▶ **Short problem**: Quote, verbatim, all material below, without pictures.

▶ **Recorded data**:
_ _ _ _ _ _ _

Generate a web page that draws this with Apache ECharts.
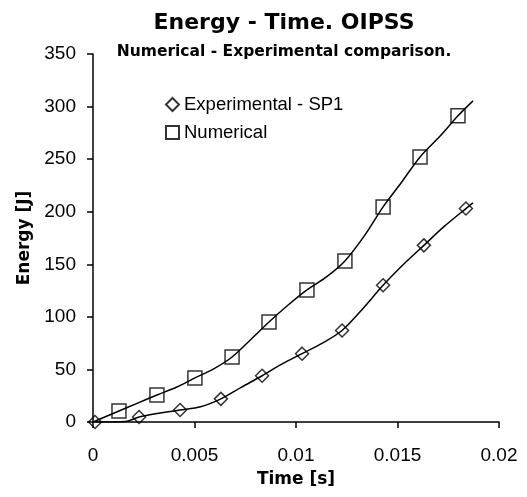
<!DOCTYPE html>
<html>
<head>
<meta charset="utf-8">
<script src="https://cdn.jsdelivr.net/npm/echarts@6/dist/echarts.min.js"></script>
<style>
  html, body { margin: 0; padding: 0; background: #fff; }
  #main { width: 527px; height: 497px; }
</style>
</head>
<body>
<div id="main"></div>
<script>
// marker points [time s, energy J]
var expMarkers = [
  [0.0001, 0], [0.00227, 4.8], [0.00429, 11.4], [0.0063, 22], [0.00833, 44],
  [0.0103, 65], [0.01227, 87], [0.01429, 130], [0.0163, 168], [0.01837, 203]
]
var numMarkers = [
  [0.00128, 10.5], [0.00315, 25.7], [0.00502, 41.9], [0.00685, 61.8], [0.00867, 95.1],
  [0.01054, 125.6], [0.01241, 153.2], [0.01429, 204.6], [0.01611, 252.1], [0.01798, 291.2]
]
// curve traces
var expCurve = [
  [0, 0], [0.0016, 0.5], [0.00227, 4.8], [0.0033, 8.5], [0.00429, 11.4], [0.0053, 14.5],
  [0.0063, 22], [0.0073, 33], [0.00833, 44], [0.0093, 55], [0.0103, 65], [0.0113, 75],
  [0.01227, 87], [0.0133, 108], [0.01429, 130], [0.0153, 150], [0.0163, 168],
  [0.0173, 186], [0.01837, 203], [0.01872, 208.4]
]
var numCurve = [
  [0, 0], [0.00128, 10.5], [0.0022, 18], [0.00315, 25.7], [0.0041, 33], [0.00502, 41.9],
  [0.0059, 50], [0.00685, 61.8], [0.0078, 79], [0.00867, 95.1], [0.0096, 111],
  [0.01054, 125.6], [0.0115, 138], [0.01241, 153.2], [0.0134, 178], [0.01429, 204.6],
  [0.0152, 228], [0.01611, 252.1], [0.0171, 272], [0.01798, 291.2], [0.01872, 305.4]
]
var xTicks = { min: 0, max: 0.02, interval: 0.005 }
var yTicks = { min: 0, max: 350, interval: 50 }

var chart = echarts.init(document.getElementById('main'))

var axisCommon = {
  axisLine: { show: true, lineStyle: { color: '#000', width: 1.5 } },
  axisTick: { show: true, inside: false, length: 6, lineStyle: { color: '#000', width: 1.5 } },
  axisLabel: { color: '#000', fontFamily: 'Liberation Sans', fontSize: 19 },
  splitLine: { show: false },
  nameLocation: 'middle',
  nameTextStyle: { color: '#000', fontFamily: 'DejaVu Sans', fontWeight: 'bold', fontSize: 17 }
}

var option = {
  animation: false,
  backgroundColor: '#fff',
  title: [
    {
      text: 'Energy - Time. OIPSS',
      left: 279, top: 7, textAlign: 'center',
      textStyle: { fontFamily: 'DejaVu Sans', fontWeight: 'bold', fontSize: 22, color: '#000' }
    },
    {
      text: 'Numerical - Experimental comparison.',
      left: 279, top: 39, textAlign: 'center',
      textStyle: { fontFamily: 'DejaVu Sans', fontWeight: 'bold', fontSize: 15.5, color: '#000' }
    }
  ],
  legend: {
    orient: 'vertical',
    left: 160, top: 90,
    itemGap: 9,
    itemWidth: 13, itemHeight: 13,
    textStyle: { fontFamily: 'Liberation Sans', fontSize: 18.5, color: '#000', padding: [0, 0, 0, 0] },
    data: ['Experimental - SP1', 'Numerical']
  },
  grid: { left: 93, right: 28, top: 54, bottom: 75, containLabel: false },
  xAxis: Object.assign({}, axisCommon, {
    type: 'value',
    min: xTicks.min, max: xTicks.max, interval: xTicks.interval,
    name: 'Time [s]', nameGap: 49,
    axisLabel: Object.assign({}, axisCommon.axisLabel, { margin: 24 })
  }),
  yAxis: Object.assign({}, axisCommon, {
    type: 'value',
    min: yTicks.min, max: yTicks.max, interval: yTicks.interval,
    name: 'Energy [J]', nameGap: 60,
    axisLabel: Object.assign({}, axisCommon.axisLabel, { margin: 17 })
  }),
  series: [
    {
      name: 'expCurve', type: 'line', data: expCurve, smooth: 0.3,
      showSymbol: false, lineStyle: { color: '#000', width: 1.5 }, z: 2
    },
    {
      name: 'numCurve', type: 'line', data: numCurve, smooth: 0.3,
      showSymbol: false, lineStyle: { color: '#000', width: 1.5 }, z: 2
    },
    {
      name: 'Experimental - SP1', type: 'scatter', data: expMarkers,
      symbol: 'diamond', symbolSize: 13,
      itemStyle: { color: 'rgba(0,0,0,0)', borderColor: '#000', borderWidth: 1.5 }, z: 3
    },
    {
      name: 'Numerical', type: 'scatter', data: numMarkers,
      symbol: 'rect', symbolSize: 14,
      itemStyle: { color: 'rgba(0,0,0,0)', borderColor: '#000', borderWidth: 1.5 }, z: 3
    }
  ]
}

chart.setOption(option)
</script>
</body>
</html>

_ _ _ _ _ _ _

▶ **Reply**:
Generate a web page that draws this with Apache ECharts.
<!DOCTYPE html>
<html>
<head>
<meta charset="utf-8">
<script src="https://cdn.jsdelivr.net/npm/echarts@6/dist/echarts.min.js"></script>
<style>
  html, body { margin: 0; padding: 0; background: #fff; }
  #main { width: 527px; height: 497px; }
</style>
</head>
<body>
<div id="main"></div>
<script>
// marker points [time s, energy J]
var expMarkers = [
  [0.0001, 0], [0.00227, 4.8], [0.00429, 11.4], [0.0063, 22], [0.00833, 44],
  [0.0103, 65], [0.01227, 87], [0.01429, 130], [0.0163, 168], [0.01837, 203]
]
var numMarkers = [
  [0.00128, 10.5], [0.00315, 25.7], [0.00502, 41.9], [0.00685, 61.8], [0.00867, 95.1],
  [0.01054, 125.6], [0.01241, 153.2], [0.01429, 204.6], [0.01611, 252.1], [0.01798, 291.2]
]
// curve traces
var expCurve = [
  [0, 0], [0.0016, 0.5], [0.00227, 4.8], [0.0033, 8.5], [0.00429, 11.4], [0.0053, 14.5],
  [0.0063, 22], [0.0073, 33], [0.00833, 44], [0.0093, 55], [0.0103, 65], [0.0113, 75],
  [0.01227, 87], [0.0133, 108], [0.01429, 130], [0.0153, 150], [0.0163, 168],
  [0.0173, 186], [0.01837, 203], [0.01872, 208.4]
]
var numCurve = [
  [0, 0], [0.00128, 10.5], [0.0022, 18], [0.00315, 25.7], [0.0041, 33], [0.00502, 41.9],
  [0.0059, 50], [0.00685, 61.8], [0.0078, 79], [0.00867, 95.1], [0.0096, 111],
  [0.01054, 125.6], [0.0115, 138], [0.01241, 153.2], [0.0134, 178], [0.01429, 204.6],
  [0.0152, 228], [0.01611, 252.1], [0.0171, 272], [0.01798, 291.2], [0.01872, 305.4]
]
var xTicks = { min: 0, max: 0.02, interval: 0.005 }
var yTicks = { min: 0, max: 350, interval: 50 }

var chart = echarts.init(document.getElementById('main'))

var axisCommon = {
  axisLine: { show: true, lineStyle: { color: '#000', width: 1.5 } },
  axisTick: { show: true, inside: false, length: 6, lineStyle: { color: '#000', width: 1.5 } },
  axisLabel: { color: '#000', fontFamily: 'Liberation Sans', fontSize: 19 },
  splitLine: { show: false },
  nameLocation: 'middle',
  nameTextStyle: { color: '#000', fontFamily: 'DejaVu Sans', fontWeight: 'bold', fontSize: 17 }
}

var option = {
  animation: false,
  backgroundColor: '#fff',
  title: [
    {
      text: 'Energy - Time. OIPSS',
      left: 279, top: 7, textAlign: 'center',
      textStyle: { fontFamily: 'DejaVu Sans', fontWeight: 'bold', fontSize: 22, color: '#000' }
    },
    {
      text: 'Numerical - Experimental comparison.',
      left: 279, top: 39, textAlign: 'center',
      textStyle: { fontFamily: 'DejaVu Sans', fontWeight: 'bold', fontSize: 15.5, color: '#000' }
    }
  ],
  legend: {
    orient: 'vertical',
    left: 160, top: 90,
    itemGap: 9,
    itemWidth: 13, itemHeight: 13,
    textStyle: { fontFamily: 'Liberation Sans', fontSize: 18.5, color: '#000', padding: [0, 0, 0, 0] },
    data: ['Experimental - SP1', 'Numerical']
  },
  grid: { left: 93, right: 28, top: 54, bottom: 75, containLabel: false },
  xAxis: Object.assign({}, axisCommon, {
    type: 'value',
    min: xTicks.min, max: xTicks.max, interval: xTicks.interval,
    name: 'Time [s]', nameGap: 49,
    axisLabel: Object.assign({}, axisCommon.axisLabel, { margin: 24 })
  }),
  yAxis: Object.assign({}, axisCommon, {
    type: 'value',
    min: yTicks.min, max: yTicks.max, interval: yTicks.interval,
    name: 'Energy [J]', nameGap: 60,
    axisLabel: Object.assign({}, axisCommon.axisLabel, { margin: 17 })
  }),
  series: [
    {
      name: 'expCurve', type: 'line', data: expCurve, smooth: 0.3,
      showSymbol: false, lineStyle: { color: '#000', width: 1.5 }, z: 2
    },
    {
      name: 'numCurve', type: 'line', data: numCurve, smooth: 0.3,
      showSymbol: false, lineStyle: { color: '#000', width: 1.5 }, z: 2
    },
    {
      name: 'Experimental - SP1', type: 'scatter', data: expMarkers,
      symbol: 'diamond', symbolSize: 13,
      itemStyle: { color: 'rgba(0,0,0,0)', borderColor: '#000', borderWidth: 1.5 }, z: 3
    },
    {
      name: 'Numerical', type: 'scatter', data: numMarkers,
      symbol: 'rect', symbolSize: 14,
      itemStyle: { color: 'rgba(0,0,0,0)', borderColor: '#000', borderWidth: 1.5 }, z: 3
    }
  ]
}

chart.setOption(option)
</script>
</body>
</html>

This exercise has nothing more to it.